**DIRECTIONS FOR THIS TASK**
Please reproduce exactly the lines between the line holding "Generate a web" and the line holding "const GUIDE = '#6e6e6e';", inclusive, leaving out any pictures.

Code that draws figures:
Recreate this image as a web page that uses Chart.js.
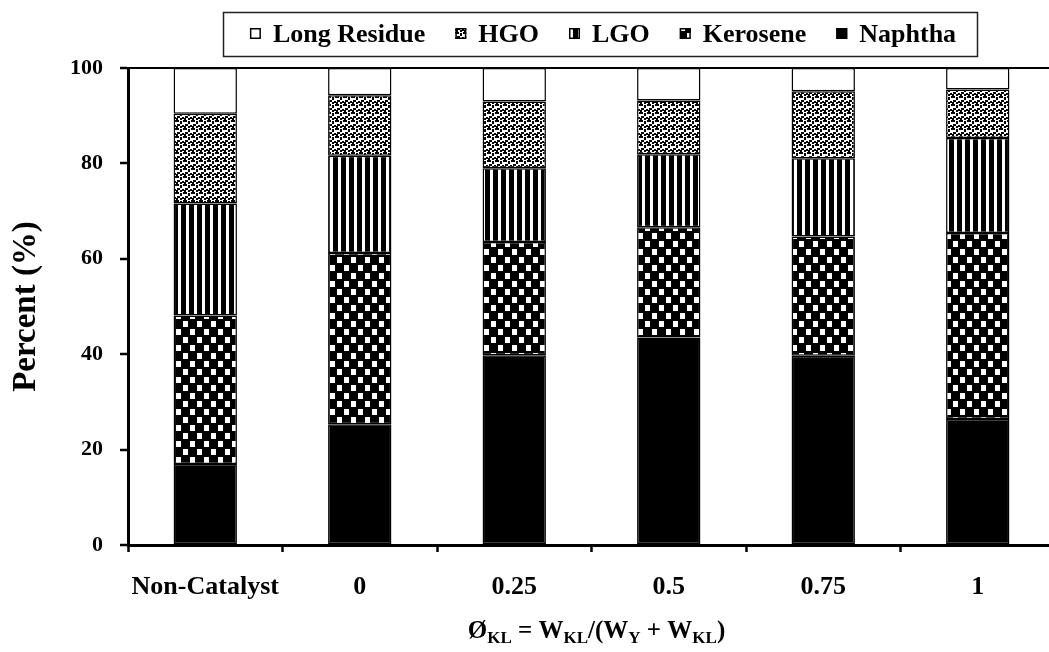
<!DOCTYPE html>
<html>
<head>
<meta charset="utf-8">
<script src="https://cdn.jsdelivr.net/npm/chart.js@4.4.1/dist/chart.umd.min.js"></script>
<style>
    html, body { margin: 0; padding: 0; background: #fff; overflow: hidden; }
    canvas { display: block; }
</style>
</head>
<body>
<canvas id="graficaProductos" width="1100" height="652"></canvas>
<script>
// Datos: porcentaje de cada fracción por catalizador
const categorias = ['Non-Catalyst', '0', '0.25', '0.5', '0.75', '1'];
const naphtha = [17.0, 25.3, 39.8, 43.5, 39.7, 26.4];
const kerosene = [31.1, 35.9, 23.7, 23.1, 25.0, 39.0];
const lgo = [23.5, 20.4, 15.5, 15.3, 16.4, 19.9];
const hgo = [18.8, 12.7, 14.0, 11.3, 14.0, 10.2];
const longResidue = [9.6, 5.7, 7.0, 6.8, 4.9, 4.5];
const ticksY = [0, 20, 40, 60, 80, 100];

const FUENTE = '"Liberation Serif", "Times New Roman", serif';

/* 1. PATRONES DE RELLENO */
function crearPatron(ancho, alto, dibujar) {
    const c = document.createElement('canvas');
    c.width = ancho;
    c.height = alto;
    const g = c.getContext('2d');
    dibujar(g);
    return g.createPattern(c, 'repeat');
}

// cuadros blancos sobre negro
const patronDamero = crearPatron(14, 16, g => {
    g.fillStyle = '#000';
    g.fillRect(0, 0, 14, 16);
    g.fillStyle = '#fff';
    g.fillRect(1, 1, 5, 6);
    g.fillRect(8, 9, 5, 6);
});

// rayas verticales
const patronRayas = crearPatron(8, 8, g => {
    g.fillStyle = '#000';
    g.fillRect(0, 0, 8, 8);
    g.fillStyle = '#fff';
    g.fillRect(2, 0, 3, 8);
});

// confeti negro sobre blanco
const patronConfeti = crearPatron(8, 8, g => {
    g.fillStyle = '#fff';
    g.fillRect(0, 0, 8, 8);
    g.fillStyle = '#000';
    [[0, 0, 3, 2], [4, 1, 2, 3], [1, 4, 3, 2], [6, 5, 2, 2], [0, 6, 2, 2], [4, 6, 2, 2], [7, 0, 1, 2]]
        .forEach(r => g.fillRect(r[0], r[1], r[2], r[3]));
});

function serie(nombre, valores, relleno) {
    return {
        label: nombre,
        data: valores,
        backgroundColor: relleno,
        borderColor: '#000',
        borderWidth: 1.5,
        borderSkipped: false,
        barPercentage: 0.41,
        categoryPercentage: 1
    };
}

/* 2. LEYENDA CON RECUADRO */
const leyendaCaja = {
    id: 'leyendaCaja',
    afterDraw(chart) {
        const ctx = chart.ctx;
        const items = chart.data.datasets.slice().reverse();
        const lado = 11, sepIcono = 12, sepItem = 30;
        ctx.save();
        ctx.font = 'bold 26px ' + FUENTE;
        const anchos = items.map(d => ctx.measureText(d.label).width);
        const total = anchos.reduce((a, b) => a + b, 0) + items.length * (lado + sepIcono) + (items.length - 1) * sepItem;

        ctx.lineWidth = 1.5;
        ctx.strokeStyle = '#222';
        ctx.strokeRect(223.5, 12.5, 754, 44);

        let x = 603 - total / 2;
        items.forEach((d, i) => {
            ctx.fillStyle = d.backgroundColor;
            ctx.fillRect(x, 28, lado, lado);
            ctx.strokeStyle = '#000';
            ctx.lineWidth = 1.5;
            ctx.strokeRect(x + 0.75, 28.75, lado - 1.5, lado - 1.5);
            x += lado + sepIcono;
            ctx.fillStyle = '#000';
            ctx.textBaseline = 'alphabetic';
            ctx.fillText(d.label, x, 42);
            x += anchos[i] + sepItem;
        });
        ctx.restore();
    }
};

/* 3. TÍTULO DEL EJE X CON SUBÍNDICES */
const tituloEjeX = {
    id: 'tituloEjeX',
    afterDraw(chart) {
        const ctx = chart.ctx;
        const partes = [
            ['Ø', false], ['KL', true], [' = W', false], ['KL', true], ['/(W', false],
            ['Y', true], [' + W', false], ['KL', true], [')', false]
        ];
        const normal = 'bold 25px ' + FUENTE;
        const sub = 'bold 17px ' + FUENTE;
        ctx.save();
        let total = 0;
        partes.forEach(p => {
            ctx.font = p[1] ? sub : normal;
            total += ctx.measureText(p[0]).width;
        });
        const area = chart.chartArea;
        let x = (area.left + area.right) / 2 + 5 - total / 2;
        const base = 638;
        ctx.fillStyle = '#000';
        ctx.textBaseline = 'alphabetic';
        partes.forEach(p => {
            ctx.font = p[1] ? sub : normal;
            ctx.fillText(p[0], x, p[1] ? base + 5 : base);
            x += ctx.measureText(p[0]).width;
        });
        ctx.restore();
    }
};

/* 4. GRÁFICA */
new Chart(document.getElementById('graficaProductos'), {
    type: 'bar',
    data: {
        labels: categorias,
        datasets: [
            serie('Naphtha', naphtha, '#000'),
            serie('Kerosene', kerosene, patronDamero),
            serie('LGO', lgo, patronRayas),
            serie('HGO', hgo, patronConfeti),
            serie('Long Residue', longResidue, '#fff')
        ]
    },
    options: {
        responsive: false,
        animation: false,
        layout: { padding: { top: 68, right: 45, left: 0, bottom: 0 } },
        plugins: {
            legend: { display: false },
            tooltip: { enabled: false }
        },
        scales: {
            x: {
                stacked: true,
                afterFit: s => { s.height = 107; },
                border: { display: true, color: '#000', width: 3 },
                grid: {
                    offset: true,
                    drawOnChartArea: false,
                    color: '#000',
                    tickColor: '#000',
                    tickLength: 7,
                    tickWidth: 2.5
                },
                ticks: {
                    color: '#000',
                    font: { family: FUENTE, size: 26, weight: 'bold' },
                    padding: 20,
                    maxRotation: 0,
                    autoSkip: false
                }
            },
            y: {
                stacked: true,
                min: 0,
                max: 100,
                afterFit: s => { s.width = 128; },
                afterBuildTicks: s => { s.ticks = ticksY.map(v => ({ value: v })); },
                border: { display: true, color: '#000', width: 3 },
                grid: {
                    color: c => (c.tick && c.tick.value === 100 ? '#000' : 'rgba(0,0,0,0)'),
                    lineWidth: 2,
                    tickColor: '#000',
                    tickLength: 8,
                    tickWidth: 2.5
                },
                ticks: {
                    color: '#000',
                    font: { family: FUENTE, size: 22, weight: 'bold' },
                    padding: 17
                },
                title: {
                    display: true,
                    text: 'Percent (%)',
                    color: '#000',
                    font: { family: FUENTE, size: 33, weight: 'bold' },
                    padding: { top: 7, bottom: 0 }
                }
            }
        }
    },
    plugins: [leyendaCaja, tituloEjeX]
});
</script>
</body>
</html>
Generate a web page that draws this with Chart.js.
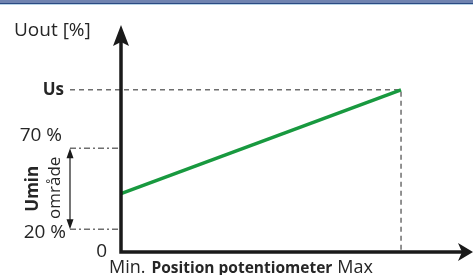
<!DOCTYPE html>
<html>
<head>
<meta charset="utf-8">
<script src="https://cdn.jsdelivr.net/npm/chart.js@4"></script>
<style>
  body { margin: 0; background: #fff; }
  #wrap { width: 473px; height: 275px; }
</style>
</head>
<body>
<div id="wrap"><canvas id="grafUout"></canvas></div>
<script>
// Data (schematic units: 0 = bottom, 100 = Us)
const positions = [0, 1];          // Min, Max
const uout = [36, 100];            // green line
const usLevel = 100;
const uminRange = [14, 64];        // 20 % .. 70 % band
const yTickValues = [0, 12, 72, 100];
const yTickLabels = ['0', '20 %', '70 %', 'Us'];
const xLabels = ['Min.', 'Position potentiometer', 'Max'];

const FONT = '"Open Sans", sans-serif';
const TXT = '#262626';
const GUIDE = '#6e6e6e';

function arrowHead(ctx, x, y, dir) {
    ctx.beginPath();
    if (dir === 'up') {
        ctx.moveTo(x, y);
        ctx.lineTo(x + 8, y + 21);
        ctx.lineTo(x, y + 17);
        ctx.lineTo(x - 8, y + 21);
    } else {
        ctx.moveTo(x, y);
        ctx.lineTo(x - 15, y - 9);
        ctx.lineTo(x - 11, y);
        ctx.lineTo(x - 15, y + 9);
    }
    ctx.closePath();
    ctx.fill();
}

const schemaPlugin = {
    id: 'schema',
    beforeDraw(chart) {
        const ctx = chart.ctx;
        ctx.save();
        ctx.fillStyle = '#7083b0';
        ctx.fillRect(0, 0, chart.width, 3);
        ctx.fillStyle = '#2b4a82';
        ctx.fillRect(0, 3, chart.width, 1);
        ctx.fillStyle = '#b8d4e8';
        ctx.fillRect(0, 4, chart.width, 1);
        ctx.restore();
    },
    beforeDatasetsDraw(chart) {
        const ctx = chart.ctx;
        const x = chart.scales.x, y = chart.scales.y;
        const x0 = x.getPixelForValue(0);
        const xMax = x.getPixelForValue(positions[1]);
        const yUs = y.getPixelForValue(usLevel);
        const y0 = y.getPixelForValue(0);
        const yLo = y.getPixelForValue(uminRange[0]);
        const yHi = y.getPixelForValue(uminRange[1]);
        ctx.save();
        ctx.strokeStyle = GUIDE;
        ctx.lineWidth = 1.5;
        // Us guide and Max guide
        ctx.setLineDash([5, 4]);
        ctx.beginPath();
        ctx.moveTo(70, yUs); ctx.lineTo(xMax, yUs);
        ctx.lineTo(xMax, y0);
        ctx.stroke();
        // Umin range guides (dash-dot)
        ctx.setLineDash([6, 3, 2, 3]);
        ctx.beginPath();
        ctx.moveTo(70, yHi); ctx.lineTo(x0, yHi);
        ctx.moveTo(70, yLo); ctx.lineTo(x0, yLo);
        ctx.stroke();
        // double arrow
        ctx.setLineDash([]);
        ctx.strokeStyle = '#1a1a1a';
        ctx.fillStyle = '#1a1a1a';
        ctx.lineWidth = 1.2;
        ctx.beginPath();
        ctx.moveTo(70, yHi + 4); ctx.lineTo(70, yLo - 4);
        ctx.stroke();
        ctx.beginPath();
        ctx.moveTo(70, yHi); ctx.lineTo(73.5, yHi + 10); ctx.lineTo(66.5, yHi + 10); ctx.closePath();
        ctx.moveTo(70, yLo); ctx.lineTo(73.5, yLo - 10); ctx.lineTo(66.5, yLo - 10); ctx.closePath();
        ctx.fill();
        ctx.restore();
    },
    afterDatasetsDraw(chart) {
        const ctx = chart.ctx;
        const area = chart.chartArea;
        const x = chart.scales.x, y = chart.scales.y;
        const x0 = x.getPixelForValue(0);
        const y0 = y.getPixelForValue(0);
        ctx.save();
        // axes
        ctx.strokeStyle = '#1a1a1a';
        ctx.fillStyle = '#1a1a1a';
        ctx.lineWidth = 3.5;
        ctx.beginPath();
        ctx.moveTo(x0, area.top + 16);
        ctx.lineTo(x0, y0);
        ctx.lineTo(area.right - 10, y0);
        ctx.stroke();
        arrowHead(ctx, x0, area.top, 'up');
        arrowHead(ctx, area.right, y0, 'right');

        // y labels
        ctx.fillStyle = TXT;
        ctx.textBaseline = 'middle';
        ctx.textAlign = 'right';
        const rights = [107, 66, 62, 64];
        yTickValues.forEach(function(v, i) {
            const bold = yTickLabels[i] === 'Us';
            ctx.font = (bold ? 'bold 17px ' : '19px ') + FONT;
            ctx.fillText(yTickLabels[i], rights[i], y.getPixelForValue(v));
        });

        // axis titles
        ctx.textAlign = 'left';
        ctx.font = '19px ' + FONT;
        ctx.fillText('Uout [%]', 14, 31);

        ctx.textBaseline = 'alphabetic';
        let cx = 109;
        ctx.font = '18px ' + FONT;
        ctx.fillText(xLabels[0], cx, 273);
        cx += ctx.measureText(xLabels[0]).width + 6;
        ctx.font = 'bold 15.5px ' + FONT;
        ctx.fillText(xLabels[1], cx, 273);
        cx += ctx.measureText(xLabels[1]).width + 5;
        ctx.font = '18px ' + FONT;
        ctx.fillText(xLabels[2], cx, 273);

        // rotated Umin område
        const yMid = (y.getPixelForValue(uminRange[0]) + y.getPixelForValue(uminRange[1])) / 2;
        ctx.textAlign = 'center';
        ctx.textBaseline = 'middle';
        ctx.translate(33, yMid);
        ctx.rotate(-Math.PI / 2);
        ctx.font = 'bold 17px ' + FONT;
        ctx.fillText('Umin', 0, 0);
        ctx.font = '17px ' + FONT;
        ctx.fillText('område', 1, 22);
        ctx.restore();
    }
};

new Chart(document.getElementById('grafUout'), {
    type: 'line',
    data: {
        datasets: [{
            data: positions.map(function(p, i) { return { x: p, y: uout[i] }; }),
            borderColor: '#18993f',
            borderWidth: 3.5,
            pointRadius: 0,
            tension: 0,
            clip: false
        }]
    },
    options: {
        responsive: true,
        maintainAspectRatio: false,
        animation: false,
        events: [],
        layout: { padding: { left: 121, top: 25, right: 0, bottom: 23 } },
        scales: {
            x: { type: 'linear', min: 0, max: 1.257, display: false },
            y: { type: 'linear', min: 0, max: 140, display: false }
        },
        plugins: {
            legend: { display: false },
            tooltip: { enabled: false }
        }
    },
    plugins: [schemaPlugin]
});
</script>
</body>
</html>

**OUTPUT FOR THIS EXERCISE**
Generate a web page that draws this with Chart.js.
<!DOCTYPE html>
<html>
<head>
<meta charset="utf-8">
<script src="https://cdn.jsdelivr.net/npm/chart.js@4"></script>
<style>
  body { margin: 0; background: #fff; }
  #wrap { width: 473px; height: 275px; }
</style>
</head>
<body>
<div id="wrap"><canvas id="grafUout"></canvas></div>
<script>
// Data (schematic units: 0 = bottom, 100 = Us)
const positions = [0, 1];          // Min, Max
const uout = [36, 100];            // green line
const usLevel = 100;
const uminRange = [14, 64];        // 20 % .. 70 % band
const yTickValues = [0, 12, 72, 100];
const yTickLabels = ['0', '20 %', '70 %', 'Us'];
const xLabels = ['Min.', 'Position potentiometer', 'Max'];

const FONT = '"Open Sans", sans-serif';
const TXT = '#262626';
const GUIDE = '#6e6e6e';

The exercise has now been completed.